Deep Reinforcement Learning based Mode Selection and Power Allocation Scheme for Convergent Power-Efficient Network

The ever-growing data traffic has posed a great challenge to celluar networks, incuring resource scarcity and high energy consumption problems. Broadcast and multicast are believed to alleviate the pressure of the network because they of the advantage of serving multiple users with the common spectrum resources. However, power-efficient mode selection and power allocation according to the users' distribution under different interference scenarios are urgent tasks to be achieved. In this paper, a deep reinforcement network(DRN) based scheme is proposed to determine the delivery mode and transmitting power of BSs with a given transmission requirement.

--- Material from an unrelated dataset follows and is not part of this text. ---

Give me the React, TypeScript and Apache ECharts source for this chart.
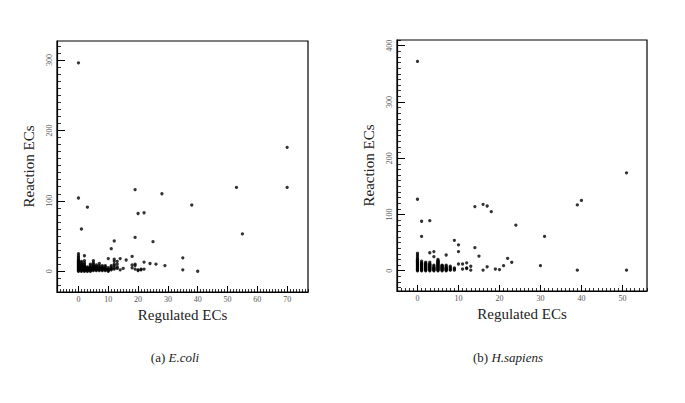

With the objective of minimizing the power consumed to serve each user while assuring a high service rate, we formulate the mode selection and power management issue as a mixed integer nonlinear programing problem (MINLP). To solve this problem, a reinforcement learning based scheme is proposed, which uses the neural network to capture the geographical distribution of users and BSs, and then produce the decent solution without accurate CSI information. The policy gradient scheme is employed to achieve a proper parameter update in an reinforcement manner, which eventually converges to promising solutions. Simulation results demonstrate that over 20% power efficiency gain can be achieved by the proposed scheme at the median and high intercell interference(ICI) level while assuring a high service rate.